Find the string "draw" in the listing and report every line that has it.

**RAW RECORDS:**
-- Begin --
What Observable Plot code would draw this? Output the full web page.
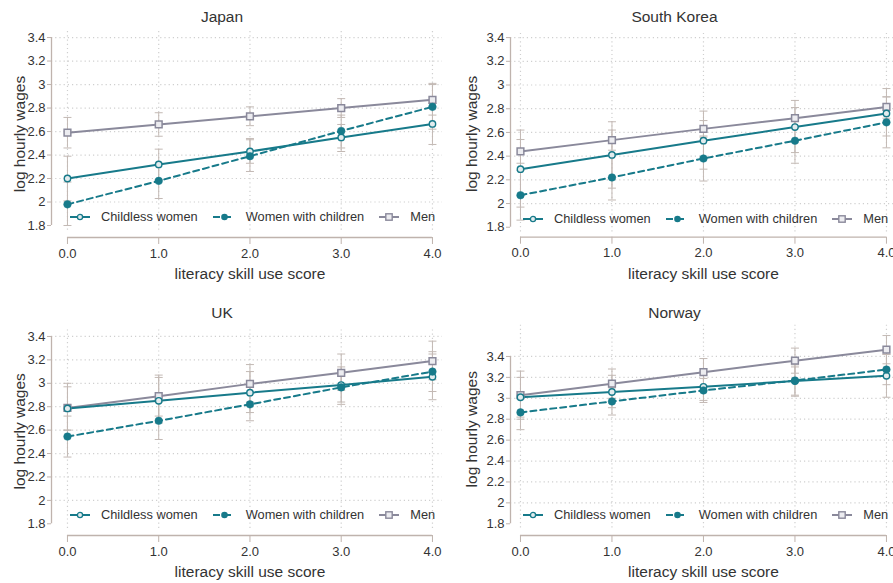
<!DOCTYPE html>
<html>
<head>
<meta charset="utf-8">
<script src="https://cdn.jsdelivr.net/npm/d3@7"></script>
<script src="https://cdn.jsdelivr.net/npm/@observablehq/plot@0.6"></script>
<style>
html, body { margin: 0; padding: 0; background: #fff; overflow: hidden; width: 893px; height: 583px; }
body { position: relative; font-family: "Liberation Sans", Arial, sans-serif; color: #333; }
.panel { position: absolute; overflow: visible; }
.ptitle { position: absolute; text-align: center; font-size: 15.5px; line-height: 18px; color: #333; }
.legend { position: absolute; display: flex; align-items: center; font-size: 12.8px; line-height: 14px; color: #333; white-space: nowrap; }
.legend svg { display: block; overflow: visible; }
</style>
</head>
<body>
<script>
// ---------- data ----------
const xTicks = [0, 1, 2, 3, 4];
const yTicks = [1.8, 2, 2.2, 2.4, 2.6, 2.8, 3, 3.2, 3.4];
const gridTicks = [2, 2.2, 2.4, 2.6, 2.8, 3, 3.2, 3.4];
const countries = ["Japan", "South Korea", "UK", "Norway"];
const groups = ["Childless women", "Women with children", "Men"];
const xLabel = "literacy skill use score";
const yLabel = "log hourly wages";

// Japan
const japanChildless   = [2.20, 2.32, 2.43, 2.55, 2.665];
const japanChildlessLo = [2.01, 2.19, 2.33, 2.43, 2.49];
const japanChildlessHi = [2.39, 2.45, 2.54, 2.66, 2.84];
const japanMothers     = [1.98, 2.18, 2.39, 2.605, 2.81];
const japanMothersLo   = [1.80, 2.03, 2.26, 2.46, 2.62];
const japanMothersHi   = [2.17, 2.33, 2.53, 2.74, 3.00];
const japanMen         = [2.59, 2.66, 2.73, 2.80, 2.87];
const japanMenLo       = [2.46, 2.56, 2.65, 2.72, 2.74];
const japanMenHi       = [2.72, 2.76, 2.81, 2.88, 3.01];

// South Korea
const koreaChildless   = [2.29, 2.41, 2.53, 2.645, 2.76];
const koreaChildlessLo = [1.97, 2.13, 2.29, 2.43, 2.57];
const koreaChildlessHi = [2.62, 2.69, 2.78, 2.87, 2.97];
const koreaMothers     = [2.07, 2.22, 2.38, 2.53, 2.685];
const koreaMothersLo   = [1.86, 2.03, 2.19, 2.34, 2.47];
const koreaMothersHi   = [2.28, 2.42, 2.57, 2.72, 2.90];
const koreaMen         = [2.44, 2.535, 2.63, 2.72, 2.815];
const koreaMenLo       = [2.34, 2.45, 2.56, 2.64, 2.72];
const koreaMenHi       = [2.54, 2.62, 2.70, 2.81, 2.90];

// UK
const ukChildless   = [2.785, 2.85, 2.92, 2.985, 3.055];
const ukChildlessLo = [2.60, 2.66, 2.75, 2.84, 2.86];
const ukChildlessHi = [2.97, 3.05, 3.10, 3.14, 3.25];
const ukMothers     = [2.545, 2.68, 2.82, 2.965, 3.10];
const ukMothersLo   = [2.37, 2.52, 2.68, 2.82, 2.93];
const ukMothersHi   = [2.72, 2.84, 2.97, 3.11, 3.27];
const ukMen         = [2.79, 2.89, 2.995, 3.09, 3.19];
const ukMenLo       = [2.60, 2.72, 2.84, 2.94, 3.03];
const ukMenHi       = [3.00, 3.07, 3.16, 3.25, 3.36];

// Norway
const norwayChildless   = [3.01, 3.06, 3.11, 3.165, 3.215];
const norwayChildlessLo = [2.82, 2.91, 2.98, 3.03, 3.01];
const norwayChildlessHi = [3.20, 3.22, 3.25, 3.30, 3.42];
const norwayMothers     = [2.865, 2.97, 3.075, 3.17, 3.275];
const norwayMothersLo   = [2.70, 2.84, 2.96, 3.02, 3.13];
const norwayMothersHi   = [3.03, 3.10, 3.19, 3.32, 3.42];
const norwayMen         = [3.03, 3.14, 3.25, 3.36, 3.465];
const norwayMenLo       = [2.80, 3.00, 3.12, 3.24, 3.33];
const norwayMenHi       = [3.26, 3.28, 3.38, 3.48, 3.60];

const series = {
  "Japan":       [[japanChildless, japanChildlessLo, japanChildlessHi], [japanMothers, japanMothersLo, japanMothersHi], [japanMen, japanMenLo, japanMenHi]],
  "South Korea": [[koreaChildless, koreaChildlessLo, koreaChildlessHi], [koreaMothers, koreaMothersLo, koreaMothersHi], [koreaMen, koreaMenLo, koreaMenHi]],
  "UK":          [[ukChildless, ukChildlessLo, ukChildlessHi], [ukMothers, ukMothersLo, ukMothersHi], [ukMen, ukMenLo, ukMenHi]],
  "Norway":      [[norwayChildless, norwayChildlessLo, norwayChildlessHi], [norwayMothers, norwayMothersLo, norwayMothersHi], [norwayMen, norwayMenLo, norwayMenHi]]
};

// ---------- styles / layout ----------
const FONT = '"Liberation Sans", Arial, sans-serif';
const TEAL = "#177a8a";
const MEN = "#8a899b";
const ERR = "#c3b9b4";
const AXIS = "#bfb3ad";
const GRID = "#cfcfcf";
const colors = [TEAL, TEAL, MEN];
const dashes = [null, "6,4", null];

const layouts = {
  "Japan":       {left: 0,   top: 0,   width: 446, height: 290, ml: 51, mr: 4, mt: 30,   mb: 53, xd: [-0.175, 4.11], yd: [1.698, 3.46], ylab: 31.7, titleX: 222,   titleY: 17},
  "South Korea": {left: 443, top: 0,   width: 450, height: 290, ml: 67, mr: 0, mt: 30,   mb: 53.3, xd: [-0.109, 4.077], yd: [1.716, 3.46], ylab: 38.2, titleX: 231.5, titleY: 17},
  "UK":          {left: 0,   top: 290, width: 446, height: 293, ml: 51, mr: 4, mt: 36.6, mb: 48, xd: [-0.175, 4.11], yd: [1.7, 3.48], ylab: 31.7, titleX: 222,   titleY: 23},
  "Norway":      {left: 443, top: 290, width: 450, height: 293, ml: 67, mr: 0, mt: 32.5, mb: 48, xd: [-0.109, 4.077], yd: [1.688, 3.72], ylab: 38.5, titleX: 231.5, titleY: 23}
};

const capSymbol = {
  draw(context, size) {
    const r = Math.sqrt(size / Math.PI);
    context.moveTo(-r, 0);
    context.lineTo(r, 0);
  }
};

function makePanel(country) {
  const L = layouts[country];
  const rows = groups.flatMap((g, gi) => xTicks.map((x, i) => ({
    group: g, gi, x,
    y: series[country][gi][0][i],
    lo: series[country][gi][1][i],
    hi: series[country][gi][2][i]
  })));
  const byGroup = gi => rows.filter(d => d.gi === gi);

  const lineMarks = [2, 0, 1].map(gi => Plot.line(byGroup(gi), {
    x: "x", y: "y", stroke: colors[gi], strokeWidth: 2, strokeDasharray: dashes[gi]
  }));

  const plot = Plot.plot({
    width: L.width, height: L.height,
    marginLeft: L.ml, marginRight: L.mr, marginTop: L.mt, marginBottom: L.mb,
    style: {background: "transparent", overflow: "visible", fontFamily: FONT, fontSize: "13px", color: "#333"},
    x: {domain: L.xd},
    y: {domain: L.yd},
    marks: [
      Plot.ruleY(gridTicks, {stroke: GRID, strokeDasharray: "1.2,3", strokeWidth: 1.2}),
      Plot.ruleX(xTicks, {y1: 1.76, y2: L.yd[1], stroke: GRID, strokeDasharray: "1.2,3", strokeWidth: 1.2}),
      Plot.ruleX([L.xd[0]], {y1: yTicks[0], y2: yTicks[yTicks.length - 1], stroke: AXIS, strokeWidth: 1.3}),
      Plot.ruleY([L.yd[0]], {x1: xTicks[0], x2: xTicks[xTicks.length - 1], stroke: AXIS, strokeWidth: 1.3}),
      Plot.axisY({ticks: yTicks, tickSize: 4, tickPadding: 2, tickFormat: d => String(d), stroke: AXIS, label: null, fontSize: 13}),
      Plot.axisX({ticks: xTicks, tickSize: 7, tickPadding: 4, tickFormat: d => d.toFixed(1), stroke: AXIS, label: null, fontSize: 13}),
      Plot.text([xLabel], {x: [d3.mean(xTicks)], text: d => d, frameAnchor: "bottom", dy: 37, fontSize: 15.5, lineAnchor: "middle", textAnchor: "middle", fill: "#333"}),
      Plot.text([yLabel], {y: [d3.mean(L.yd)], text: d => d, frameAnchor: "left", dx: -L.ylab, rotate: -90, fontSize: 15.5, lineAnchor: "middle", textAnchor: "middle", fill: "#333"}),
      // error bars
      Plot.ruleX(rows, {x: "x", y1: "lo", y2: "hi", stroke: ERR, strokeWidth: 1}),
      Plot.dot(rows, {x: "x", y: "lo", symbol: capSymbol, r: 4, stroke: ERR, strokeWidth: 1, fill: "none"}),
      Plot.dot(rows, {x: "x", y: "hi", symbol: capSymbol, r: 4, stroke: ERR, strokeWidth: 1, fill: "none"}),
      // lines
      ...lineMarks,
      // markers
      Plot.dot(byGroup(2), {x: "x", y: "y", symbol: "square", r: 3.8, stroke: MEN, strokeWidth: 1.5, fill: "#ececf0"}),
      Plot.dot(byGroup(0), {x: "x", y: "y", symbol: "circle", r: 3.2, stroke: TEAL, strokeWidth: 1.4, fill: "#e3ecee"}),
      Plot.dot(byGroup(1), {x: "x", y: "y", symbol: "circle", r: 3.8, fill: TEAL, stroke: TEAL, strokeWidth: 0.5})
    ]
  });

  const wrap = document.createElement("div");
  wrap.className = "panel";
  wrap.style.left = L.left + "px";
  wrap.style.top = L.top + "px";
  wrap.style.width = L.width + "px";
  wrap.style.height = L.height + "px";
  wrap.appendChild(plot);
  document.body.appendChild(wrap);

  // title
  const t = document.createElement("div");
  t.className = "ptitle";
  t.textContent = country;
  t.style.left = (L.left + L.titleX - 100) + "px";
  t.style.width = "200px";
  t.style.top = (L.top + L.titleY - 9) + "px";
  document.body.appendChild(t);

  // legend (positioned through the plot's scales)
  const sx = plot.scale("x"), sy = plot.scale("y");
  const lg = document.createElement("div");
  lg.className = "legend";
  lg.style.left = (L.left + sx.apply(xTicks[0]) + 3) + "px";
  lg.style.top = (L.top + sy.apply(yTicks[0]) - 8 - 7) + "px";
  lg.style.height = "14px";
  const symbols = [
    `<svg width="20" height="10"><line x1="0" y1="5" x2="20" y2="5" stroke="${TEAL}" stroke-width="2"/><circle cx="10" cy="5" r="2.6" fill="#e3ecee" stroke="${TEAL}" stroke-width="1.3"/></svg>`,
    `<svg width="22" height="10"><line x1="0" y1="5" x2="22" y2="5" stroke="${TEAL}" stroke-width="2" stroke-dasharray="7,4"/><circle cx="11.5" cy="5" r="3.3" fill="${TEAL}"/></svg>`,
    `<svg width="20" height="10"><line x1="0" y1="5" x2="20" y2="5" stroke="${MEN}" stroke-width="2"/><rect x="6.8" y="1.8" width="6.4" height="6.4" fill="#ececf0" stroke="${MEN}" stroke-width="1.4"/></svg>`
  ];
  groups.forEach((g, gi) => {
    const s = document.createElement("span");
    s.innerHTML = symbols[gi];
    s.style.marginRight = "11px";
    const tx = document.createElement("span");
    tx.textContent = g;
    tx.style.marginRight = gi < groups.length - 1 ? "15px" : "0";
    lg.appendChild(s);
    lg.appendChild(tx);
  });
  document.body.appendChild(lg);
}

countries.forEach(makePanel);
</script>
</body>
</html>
-- End --
-- Begin --
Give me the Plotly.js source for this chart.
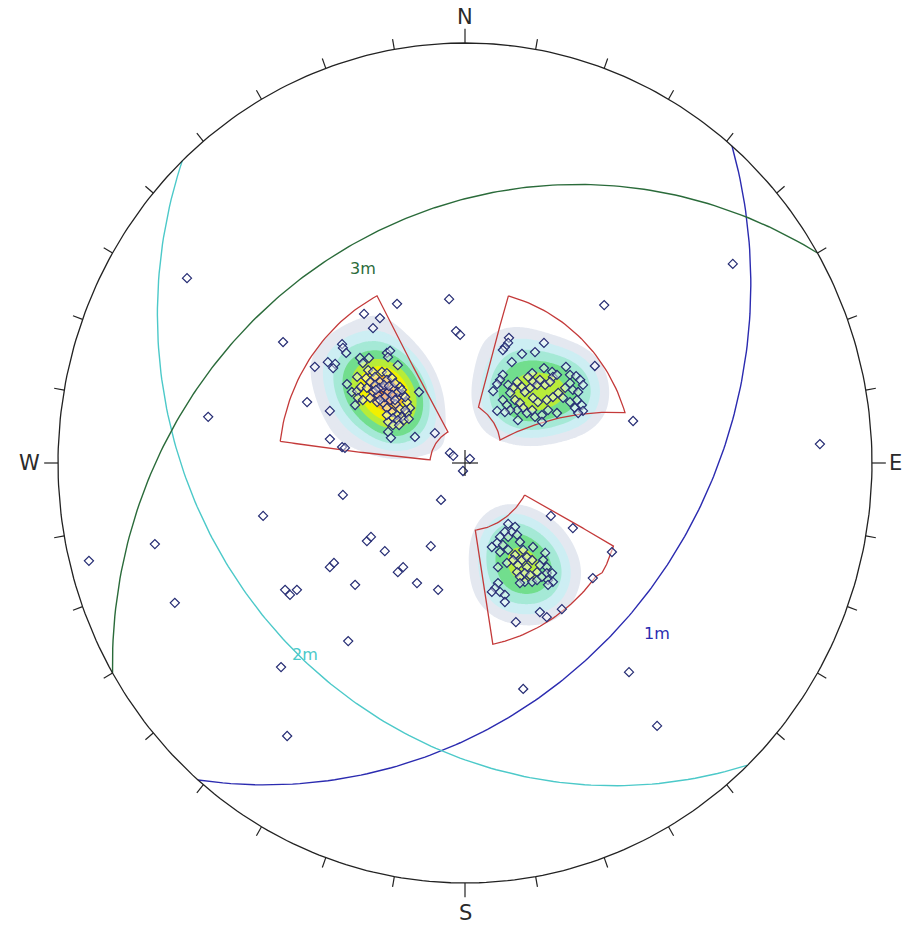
-- End --
**EXERCISE OUTPUT:**
What Observable Plot code would draw this? Output the full web page.
  draw(context, size) {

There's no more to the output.